- Your instructions -
The data below must be copied in full and without any change.

- Data excerpt -
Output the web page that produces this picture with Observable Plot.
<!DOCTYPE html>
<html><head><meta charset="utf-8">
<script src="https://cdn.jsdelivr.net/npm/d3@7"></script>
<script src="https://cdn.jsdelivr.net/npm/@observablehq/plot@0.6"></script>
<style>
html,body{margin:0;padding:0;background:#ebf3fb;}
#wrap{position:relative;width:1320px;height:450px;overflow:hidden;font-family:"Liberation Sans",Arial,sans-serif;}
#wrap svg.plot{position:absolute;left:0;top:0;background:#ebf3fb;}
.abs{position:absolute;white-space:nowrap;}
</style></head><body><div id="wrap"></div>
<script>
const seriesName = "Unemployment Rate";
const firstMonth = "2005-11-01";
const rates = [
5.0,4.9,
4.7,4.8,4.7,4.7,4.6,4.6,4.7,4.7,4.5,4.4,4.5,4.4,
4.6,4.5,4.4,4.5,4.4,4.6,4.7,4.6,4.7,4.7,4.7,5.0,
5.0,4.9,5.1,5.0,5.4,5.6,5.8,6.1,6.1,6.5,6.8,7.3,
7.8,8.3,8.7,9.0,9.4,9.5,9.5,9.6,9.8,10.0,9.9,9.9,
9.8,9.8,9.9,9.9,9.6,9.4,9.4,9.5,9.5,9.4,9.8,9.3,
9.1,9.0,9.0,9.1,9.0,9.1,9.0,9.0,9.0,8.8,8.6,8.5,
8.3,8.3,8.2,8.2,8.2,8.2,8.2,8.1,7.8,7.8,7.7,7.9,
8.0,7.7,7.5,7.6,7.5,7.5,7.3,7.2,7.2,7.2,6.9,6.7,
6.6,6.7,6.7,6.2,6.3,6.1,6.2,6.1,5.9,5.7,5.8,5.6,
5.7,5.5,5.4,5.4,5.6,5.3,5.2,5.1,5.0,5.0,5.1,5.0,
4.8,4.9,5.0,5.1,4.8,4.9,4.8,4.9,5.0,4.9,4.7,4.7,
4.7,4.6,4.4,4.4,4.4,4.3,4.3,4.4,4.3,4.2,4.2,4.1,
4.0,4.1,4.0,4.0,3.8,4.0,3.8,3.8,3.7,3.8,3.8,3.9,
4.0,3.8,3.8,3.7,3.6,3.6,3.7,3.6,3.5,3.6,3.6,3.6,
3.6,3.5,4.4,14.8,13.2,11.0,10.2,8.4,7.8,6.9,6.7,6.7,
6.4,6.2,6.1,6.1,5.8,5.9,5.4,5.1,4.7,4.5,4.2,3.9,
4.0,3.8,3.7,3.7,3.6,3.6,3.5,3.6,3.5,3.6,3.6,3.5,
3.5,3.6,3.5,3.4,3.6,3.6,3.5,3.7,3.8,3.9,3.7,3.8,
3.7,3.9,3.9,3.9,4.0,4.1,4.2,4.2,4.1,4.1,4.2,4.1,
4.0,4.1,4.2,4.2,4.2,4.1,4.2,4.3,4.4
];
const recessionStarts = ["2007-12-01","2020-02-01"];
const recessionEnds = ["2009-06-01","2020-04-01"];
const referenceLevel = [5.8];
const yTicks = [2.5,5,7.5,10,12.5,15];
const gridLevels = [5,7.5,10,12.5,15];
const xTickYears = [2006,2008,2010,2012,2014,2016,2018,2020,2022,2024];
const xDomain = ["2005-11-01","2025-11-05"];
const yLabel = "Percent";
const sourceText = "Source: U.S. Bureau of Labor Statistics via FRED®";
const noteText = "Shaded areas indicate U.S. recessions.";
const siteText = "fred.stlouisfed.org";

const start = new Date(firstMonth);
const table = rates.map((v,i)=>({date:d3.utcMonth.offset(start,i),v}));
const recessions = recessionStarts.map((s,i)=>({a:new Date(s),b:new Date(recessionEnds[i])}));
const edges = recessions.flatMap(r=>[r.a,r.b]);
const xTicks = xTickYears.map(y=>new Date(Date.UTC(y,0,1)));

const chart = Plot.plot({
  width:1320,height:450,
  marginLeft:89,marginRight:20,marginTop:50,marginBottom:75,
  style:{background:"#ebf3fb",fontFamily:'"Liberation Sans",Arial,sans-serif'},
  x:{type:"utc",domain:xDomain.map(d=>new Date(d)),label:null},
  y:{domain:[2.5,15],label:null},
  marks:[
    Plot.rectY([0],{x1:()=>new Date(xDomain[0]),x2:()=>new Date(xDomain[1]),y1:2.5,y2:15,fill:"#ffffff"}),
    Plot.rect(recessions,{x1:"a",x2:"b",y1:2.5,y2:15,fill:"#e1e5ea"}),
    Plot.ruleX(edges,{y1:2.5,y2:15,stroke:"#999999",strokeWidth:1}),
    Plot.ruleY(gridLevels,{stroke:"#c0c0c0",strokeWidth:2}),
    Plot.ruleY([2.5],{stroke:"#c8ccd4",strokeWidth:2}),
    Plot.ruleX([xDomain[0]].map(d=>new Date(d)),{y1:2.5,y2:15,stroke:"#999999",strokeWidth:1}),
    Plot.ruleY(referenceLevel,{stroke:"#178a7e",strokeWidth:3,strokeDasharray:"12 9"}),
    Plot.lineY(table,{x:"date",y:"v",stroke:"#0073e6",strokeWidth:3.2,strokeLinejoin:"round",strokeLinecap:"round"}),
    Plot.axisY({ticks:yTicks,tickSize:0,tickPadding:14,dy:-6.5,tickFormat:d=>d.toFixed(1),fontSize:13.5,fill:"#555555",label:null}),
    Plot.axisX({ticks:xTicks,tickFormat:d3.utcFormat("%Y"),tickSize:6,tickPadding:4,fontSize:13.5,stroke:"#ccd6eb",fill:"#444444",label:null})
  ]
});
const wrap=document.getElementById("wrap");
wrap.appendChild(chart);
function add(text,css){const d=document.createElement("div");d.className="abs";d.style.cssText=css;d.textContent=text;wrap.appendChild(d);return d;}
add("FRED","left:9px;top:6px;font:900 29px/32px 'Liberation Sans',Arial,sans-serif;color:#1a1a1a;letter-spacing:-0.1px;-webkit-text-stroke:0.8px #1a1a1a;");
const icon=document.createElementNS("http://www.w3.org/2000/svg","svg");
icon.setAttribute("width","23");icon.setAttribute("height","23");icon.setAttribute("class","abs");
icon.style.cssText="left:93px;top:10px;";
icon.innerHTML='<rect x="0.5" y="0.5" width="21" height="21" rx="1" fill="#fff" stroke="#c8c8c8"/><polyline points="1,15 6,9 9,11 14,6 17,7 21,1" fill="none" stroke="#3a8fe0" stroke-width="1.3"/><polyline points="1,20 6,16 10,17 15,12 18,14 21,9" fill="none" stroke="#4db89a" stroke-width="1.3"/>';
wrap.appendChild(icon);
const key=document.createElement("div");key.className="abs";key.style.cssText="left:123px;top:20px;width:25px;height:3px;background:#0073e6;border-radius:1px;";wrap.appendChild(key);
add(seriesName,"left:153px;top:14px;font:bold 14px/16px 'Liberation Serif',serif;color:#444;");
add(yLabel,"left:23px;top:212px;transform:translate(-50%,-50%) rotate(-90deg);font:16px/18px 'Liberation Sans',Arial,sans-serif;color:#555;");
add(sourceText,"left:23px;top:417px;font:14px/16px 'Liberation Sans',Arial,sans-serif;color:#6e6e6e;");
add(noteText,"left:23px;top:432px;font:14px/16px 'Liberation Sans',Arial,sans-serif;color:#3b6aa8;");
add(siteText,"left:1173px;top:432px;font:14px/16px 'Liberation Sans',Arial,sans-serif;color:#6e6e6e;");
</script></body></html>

- The solution -
Output the web page that produces this picture with Observable Plot.
<!DOCTYPE html>
<html><head><meta charset="utf-8">
<script src="https://cdn.jsdelivr.net/npm/d3@7"></script>
<script src="https://cdn.jsdelivr.net/npm/@observablehq/plot@0.6"></script>
<style>
html,body{margin:0;padding:0;background:#ebf3fb;}
#wrap{position:relative;width:1320px;height:450px;overflow:hidden;font-family:"Liberation Sans",Arial,sans-serif;}
#wrap svg.plot{position:absolute;left:0;top:0;background:#ebf3fb;}
.abs{position:absolute;white-space:nowrap;}
</style></head><body><div id="wrap"></div>
<script>
const seriesName = "Unemployment Rate";
const firstMonth = "2005-11-01";
const rates = [
5.0,4.9,
4.7,4.8,4.7,4.7,4.6,4.6,4.7,4.7,4.5,4.4,4.5,4.4,
4.6,4.5,4.4,4.5,4.4,4.6,4.7,4.6,4.7,4.7,4.7,5.0,
5.0,4.9,5.1,5.0,5.4,5.6,5.8,6.1,6.1,6.5,6.8,7.3,
7.8,8.3,8.7,9.0,9.4,9.5,9.5,9.6,9.8,10.0,9.9,9.9,
9.8,9.8,9.9,9.9,9.6,9.4,9.4,9.5,9.5,9.4,9.8,9.3,
9.1,9.0,9.0,9.1,9.0,9.1,9.0,9.0,9.0,8.8,8.6,8.5,
8.3,8.3,8.2,8.2,8.2,8.2,8.2,8.1,7.8,7.8,7.7,7.9,
8.0,7.7,7.5,7.6,7.5,7.5,7.3,7.2,7.2,7.2,6.9,6.7,
6.6,6.7,6.7,6.2,6.3,6.1,6.2,6.1,5.9,5.7,5.8,5.6,
5.7,5.5,5.4,5.4,5.6,5.3,5.2,5.1,5.0,5.0,5.1,5.0,
4.8,4.9,5.0,5.1,4.8,4.9,4.8,4.9,5.0,4.9,4.7,4.7,
4.7,4.6,4.4,4.4,4.4,4.3,4.3,4.4,4.3,4.2,4.2,4.1,
4.0,4.1,4.0,4.0,3.8,4.0,3.8,3.8,3.7,3.8,3.8,3.9,
4.0,3.8,3.8,3.7,3.6,3.6,3.7,3.6,3.5,3.6,3.6,3.6,
3.6,3.5,4.4,14.8,13.2,11.0,10.2,8.4,7.8,6.9,6.7,6.7,
6.4,6.2,6.1,6.1,5.8,5.9,5.4,5.1,4.7,4.5,4.2,3.9,
4.0,3.8,3.7,3.7,3.6,3.6,3.5,3.6,3.5,3.6,3.6,3.5,
3.5,3.6,3.5,3.4,3.6,3.6,3.5,3.7,3.8,3.9,3.7,3.8,
3.7,3.9,3.9,3.9,4.0,4.1,4.2,4.2,4.1,4.1,4.2,4.1,
4.0,4.1,4.2,4.2,4.2,4.1,4.2,4.3,4.4
];
const recessionStarts = ["2007-12-01","2020-02-01"];
const recessionEnds = ["2009-06-01","2020-04-01"];
const referenceLevel = [5.8];
const yTicks = [2.5,5,7.5,10,12.5,15];
const gridLevels = [5,7.5,10,12.5,15];
const xTickYears = [2006,2008,2010,2012,2014,2016,2018,2020,2022,2024];
const xDomain = ["2005-11-01","2025-11-05"];
const yLabel = "Percent";
const sourceText = "Source: U.S. Bureau of Labor Statistics via FRED®";
const noteText = "Shaded areas indicate U.S. recessions.";
const siteText = "fred.stlouisfed.org";

const start = new Date(firstMonth);
const table = rates.map((v,i)=>({date:d3.utcMonth.offset(start,i),v}));
const recessions = recessionStarts.map((s,i)=>({a:new Date(s),b:new Date(recessionEnds[i])}));
const edges = recessions.flatMap(r=>[r.a,r.b]);
const xTicks = xTickYears.map(y=>new Date(Date.UTC(y,0,1)));

const chart = Plot.plot({
  width:1320,height:450,
  marginLeft:89,marginRight:20,marginTop:50,marginBottom:75,
  style:{background:"#ebf3fb",fontFamily:'"Liberation Sans",Arial,sans-serif'},
  x:{type:"utc",domain:xDomain.map(d=>new Date(d)),label:null},
  y:{domain:[2.5,15],label:null},
  marks:[
    Plot.rectY([0],{x1:()=>new Date(xDomain[0]),x2:()=>new Date(xDomain[1]),y1:2.5,y2:15,fill:"#ffffff"}),
    Plot.rect(recessions,{x1:"a",x2:"b",y1:2.5,y2:15,fill:"#e1e5ea"}),
    Plot.ruleX(edges,{y1:2.5,y2:15,stroke:"#999999",strokeWidth:1}),
    Plot.ruleY(gridLevels,{stroke:"#c0c0c0",strokeWidth:2}),
    Plot.ruleY([2.5],{stroke:"#c8ccd4",strokeWidth:2}),
    Plot.ruleX([xDomain[0]].map(d=>new Date(d)),{y1:2.5,y2:15,stroke:"#999999",strokeWidth:1}),
    Plot.ruleY(referenceLevel,{stroke:"#178a7e",strokeWidth:3,strokeDasharray:"12 9"}),
    Plot.lineY(table,{x:"date",y:"v",stroke:"#0073e6",strokeWidth:3.2,strokeLinejoin:"round",strokeLinecap:"round"}),
    Plot.axisY({ticks:yTicks,tickSize:0,tickPadding:14,dy:-6.5,tickFormat:d=>d.toFixed(1),fontSize:13.5,fill:"#555555",label:null}),
    Plot.axisX({ticks:xTicks,tickFormat:d3.utcFormat("%Y"),tickSize:6,tickPadding:4,fontSize:13.5,stroke:"#ccd6eb",fill:"#444444",label:null})
  ]
});
const wrap=document.getElementById("wrap");
wrap.appendChild(chart);
function add(text,css){const d=document.createElement("div");d.className="abs";d.style.cssText=css;d.textContent=text;wrap.appendChild(d);return d;}
add("FRED","left:9px;top:6px;font:900 29px/32px 'Liberation Sans',Arial,sans-serif;color:#1a1a1a;letter-spacing:-0.1px;-webkit-text-stroke:0.8px #1a1a1a;");
const icon=document.createElementNS("http://www.w3.org/2000/svg","svg");
icon.setAttribute("width","23");icon.setAttribute("height","23");icon.setAttribute("class","abs");
icon.style.cssText="left:93px;top:10px;";
icon.innerHTML='<rect x="0.5" y="0.5" width="21" height="21" rx="1" fill="#fff" stroke="#c8c8c8"/><polyline points="1,15 6,9 9,11 14,6 17,7 21,1" fill="none" stroke="#3a8fe0" stroke-width="1.3"/><polyline points="1,20 6,16 10,17 15,12 18,14 21,9" fill="none" stroke="#4db89a" stroke-width="1.3"/>';
wrap.appendChild(icon);
const key=document.createElement("div");key.className="abs";key.style.cssText="left:123px;top:20px;width:25px;height:3px;background:#0073e6;border-radius:1px;";wrap.appendChild(key);
add(seriesName,"left:153px;top:14px;font:bold 14px/16px 'Liberation Serif',serif;color:#444;");
add(yLabel,"left:23px;top:212px;transform:translate(-50%,-50%) rotate(-90deg);font:16px/18px 'Liberation Sans',Arial,sans-serif;color:#555;");
add(sourceText,"left:23px;top:417px;font:14px/16px 'Liberation Sans',Arial,sans-serif;color:#6e6e6e;");
add(noteText,"left:23px;top:432px;font:14px/16px 'Liberation Sans',Arial,sans-serif;color:#3b6aa8;");
add(siteText,"left:1173px;top:432px;font:14px/16px 'Liberation Sans',Arial,sans-serif;color:#6e6e6e;");
</script></body></html>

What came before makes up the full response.